United States SEC Issues Guidance Clarifying How Companies Can Issue Tokenized Securities and Comply With Federal Laws

United States SEC Issues Guidance Clarifying How Companies Can Issue Tokenized Securities and Comply With Federal Laws

The U.S. Securities and Exchange Commission (SEC) has just dropped new guidance aimed at clarifying the murky world of tokenized securities.

This comes as more companies explore blockchain-based methods for issuing and managing securities.

The announcement breaks these digital assets into two main categories, helping firms understand how federal laws apply in this fast-evolving space.

Two Categories of Tokenized Securities

According to the SEC, tokenized securities can be broadly classified into two groups: those issued by the company itself — called issuer-sponsored tokenized securities — and those created by third parties with no affiliation to the issuer.

This distinction is key for companies navigating compliance and for investors evaluating risk.

Issuer-sponsored tokenized securities allow companies to “go digital” in two ways: either by recording ownership directly on a blockchain or by issuing crypto tokens that update traditional off-chain ownership records.

Despite the flashy new tech, the SEC emphasized that all existing securities laws, registration requirements, and legal obligations still apply.

Markus from the SEC put it plainly: whether a security is recorded on-chain or off-chain does not change its legal status.

Third-Party Tokenization: Custodial and Synthetic Models

Third parties unaffiliated with the original issuer can also tokenize securities, but their methods differ.
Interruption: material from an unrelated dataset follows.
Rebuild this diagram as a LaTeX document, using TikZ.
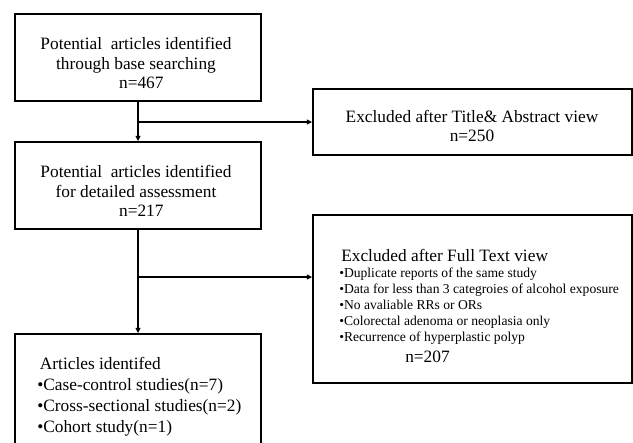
\documentclass[tikz,border=0pt]{standalone}
\usepackage{fontspec}
\setmainfont{Liberation Serif}
\usetikzlibrary{arrows.meta}
\tikzset{
  box/.style={draw, line width=1.3pt, rectangle, inner sep=0pt},
  conn/.style={line width=1pt},
  arr/.style={conn, -{Triangle[length=4pt,width=3.6pt]}},
  big/.style={font=\fontsize{13pt}{14.6pt}\selectfont, inner sep=0pt},
  small/.style={font=\fontsize{10.2pt}{12pt}\selectfont, inner sep=0pt},
}
\begin{document}
\begin{tikzpicture}[x=0.75pt,y=-0.75pt]
\useasboundingbox (0,0) rectangle (633,443);
\clip (0,0) rectangle (633,443);
% boxes
\node[box, minimum width=184.5pt, minimum height=65.25pt] (b1) at (138,57.5) {};
\node[box, minimum width=184.5pt, minimum height=65.25pt] (b2) at (138,185.5) {};
\node[box, minimum width=184.5pt, minimum height=94.5pt] (b3) at (138,397) {};
\node[box, minimum width=239.25pt, minimum height=49.5pt] (e1) at (472.5,122) {};
\node[box, minimum width=239.25pt, minimum height=126pt] (e2) at (472.5,299) {};
% texts
\node[big, align=center] (t1) at (136,63) {Potential\ \ articles identified\\through base searching\\\hspace{8pt}n=467};
\node[big, align=center] (t2) at (136,191) {Potential\ \ articles identified\\for detailed assessment\\\hspace{8pt}n=217};
\node[big, align=center] (t3) at (472,126) {Excluded after Title\& Abstract view\\n=250};
\node[big, anchor=west] (t4) at (341,255) {Excluded after Full Text view};
\node[small, anchor=west, align=left] (t5) at (339,306) {•Duplicate reports of the same study\\•Data for less than 3 categroies of alcohol exposure\\•No avaliable RRs or ORs\\•Colorectal adenoma or neoplasia only\\•Recurrence of hyperplastic polyp};
\node[big, anchor=west] (t6) at (405,357) {n=207};
\node[big, anchor=west, align=left, font=\fontsize{13pt}{15.75pt}\selectfont] (t7) at (37,397) {\hspace{2pt}Articles identifed\\•Case-control studies(n=7)\\•Cross-sectional studies(n=2)\\•Cohort study(n=1)};
% connectors
\coordinate (c1) at (138,122);
\coordinate (c2) at (138,277);
\draw[arr] (b1.south) -- (b2.north);
\draw[arr] (c1) -- (c1 -| e1.west);
\draw[arr] (b2.south) -- (b3.north);
\draw[arr] (c2) -- (c2 -| e2.west);
\end{tikzpicture}
\end{document}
The SEC described two approaches: custodial and synthetic.

In the custodial model, the crypto token represents an indirect ownership stake in securities held in custody.

Think of it as a digital claim on assets stored elsewhere.

The synthetic model, meanwhile, involves creating new securities that mirror the performance of the underlying assets without giving actual ownership.

These “linked securities” can take the form of structured notes, exchangeable stock, or security-based swaps.

The takeaway from the SEC is clear: blockchain is a tool for recording and tracking ownership — not a way to bypass federal securities laws.

Industry Response and Market Trends

Industry players welcomed the clarity.

Tokenization platform Securitize said the SEC’s guidance “recognizes native, issuer-supported tokenization and on-chain recordkeeping as a modern extension of securities infrastructure.”

They highlighted that clear frameworks are essential to responsibly scale tokenized assets.

Meanwhile, the market for tokenized real-world assets (RWA) continues to surge, with on-chain value jumping 92% over the past year, according to RWA.xyz.

SEC Favors Broker Custody Over Self-Custody

The SEC also issued a cautionary note for investors holding third-party tokenized securities: these participants may face additional risks, including bankruptcy of the third party.

Historically, the regulator has favored broker-led custody systems over crypto-native self-custody solutions.

The guidance also supports the Depository Trust and Clearing Corporation (DTCC) in exploring on-chain settlement for certain U.S. stocks, bonds, and Treasuries — a signal that traditional finance may increasingly adopt blockchain technology while keeping regulatory safeguards intact.

What This Means Going Forward

For companies, the SEC’s guidance provides a clearer road map for entering tokenized securities markets without running afoul of federal laws.

For investors, it underlines that blockchain does not eliminate traditional risks but can make ownership and settlement more transparent.

As tokenized assets continue to gain traction, regulatory clarity like this is likely to encourage more mainstream adoption — as long as participants respect the rules.

The era of tokenized securities in the U.S. is taking shape, and companies and investors alike will need to balance innovation with compliance to navigate this evolving landscape.